4+4+4 uygulamasıyla birlikte 8 yıllık temel eğitim fiilen 4 yıla düşürüldü. Bu konuda ne düşünüyorsunuz?
Toplumun ortak dilinin, kültürel dilinin oluşması ve birbiriyle anlaşma, iletişim kurma kültürünün gelişmesi açısından belli bir zamanı beraber geçirmek, ortak bir bilgi ve beceri kazanımından geçmek önemli. İşte bu nedenle de eğitim her zaman siyasetin ilgisini çekiyor. Her iktidara gelen siyasi parti, eğitimi düzene uygun kafalar oluşturmanın aracı olarak görüyor. Kendi orijinal düşünce becerisini geliştiremeyen bir toplum haline dönüşüyoruz.  Mesele sadece temel eğitim süresinin kısalması veya birtakım inanç özgürlüğüne uymayan derslerin müfredata konulması meselesi de değil. Ezberci, kalıpçı, aşırı formatlayıcı eğitim tipinin bir kenara koyulması gerekiyor. 


Bu noktada, müfredata yeni din derslerinin eklenmesini nasıl yorumluyorsunuz?
İnsanların inanca ihtiyacı var. Yaşa, gelişim düzeyine, sosyokültürel ve ekonomik faktörlere göre bazı insanlarda bu ihtiyaçlar çok güçlüyken, bazılarında ise çok daha zayıf oluyor. Dinler de bu ihtiyaçları karşılamak üzere çıkmış kurumlar. Azınlık inançlarında olan veya inanç sahibi olmayan pek çok kişi devletin resmi kurumlarında din öğretimini kendi inanç, fikir ve vicdan özgürlüklerine bir müdahale olarak görüyor. Bu tepkiyi ciddiye almak lazım. Diğer yandan, çocukların zihinsel gelişim özellikleri sebebiyle on bir, on iki yaşından önce dinsel bilgiyi gerçek anlamda kavramaları çok zor. Okullar, çocuğunu dindar yetiştirmek isteyen ailelerin ihtiyacına da cevap veremez. Okullar bunun için uygun yerler değil.
Ortaokul müfredatına konulan çeşitli seçmeli ders paketleriyle çocukların mesleki açıdan yönlendirilmesi söz konusu olacak. İlkokulu bitirmiş, dokuz, on yaşlarında bir çocuğun mesleki açıdan bir yönelimde bulunması pek mümkün gözükmüyor. Uygulama sizce nasıl işleyecek?
Mesleğe yöneltme Türkiye’de çok talep ediliyor. Ancak mevcut meslek liselerinin bunu nasıl başaracağı tartışmalıyken, ortaokulda bunun nasıl gerçekleşeceğine ilişkin şimdiki deneyimler umut vaat etmiyor.

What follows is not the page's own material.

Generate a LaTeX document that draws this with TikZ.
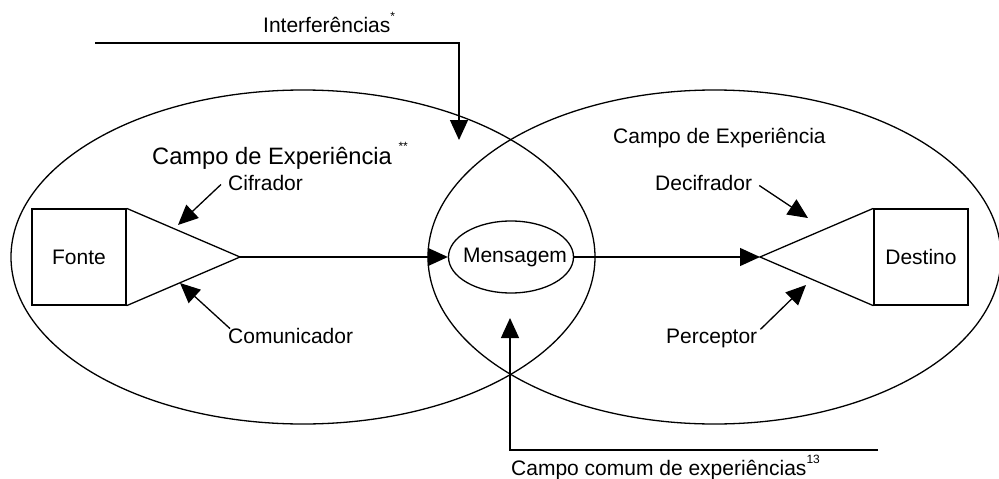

Bir de bu planda yeterince hazırlık yapılmadı. Önerilen planın nasıl uygulanacağı da çok net değil. Çocukların yolunun kapanmaması çok önemli. Meslek belirleyiciliği olmadan, çocukların ilgisini geliştirici türdeki seçmeli ders paketlerini olumlu buluyorum.


Yeni eğitim sisteminde engellilerin eğitim koşullarını düzeltecek herhangi bir uygulamaya gidilmedi. Veliler de merakla bekliyor uygulamanın sonuçlarını…
Bir eğitim sisteminin en büyük ölçütü farklılıkları nasıl ele aldığından geçer. Eğitime başlama yaşı ne olursa olsun, her zaman grubun içinde bir çan eğrisi kuralı gereği bir grup çocuk ortalamanın çok önünde yer alırken, başka bir grup çocuk da ortalamanın çok altındadır öğrenme becerileri açısından. Eğitim sisteminde bu grupların farklı öğrenme stillerine, farklı öğrenme ihtiyaçlarına dönük programlar görmüyoruz. Otizmli, zihinsel engeli olan çocukların ihtiyaçlarına uygun olmayan, göstermelik bir eğitim aldığını, ailelerinin okul bulmak için kapı kapı dolaştığını biliyorum. Bu alanda çalışan öğretmen grupları, özel eğitim öğretmenleri, psikolojik danışmanlar ağır iş yükü altında eziliyor. Böyle bir ortam varken yeni uygulamaların tüm bunları nasıl değiştireceğine dair fikir yok. Aceleci bir değişim yerine, parça parça, en çok ihtiyacı olan gruplardan başlayarak, bilimsel veri toplayarak, değişik eğitim teknikleri deneyerek gerçekleştirilecek bir dönüşüm hedeflenmeli.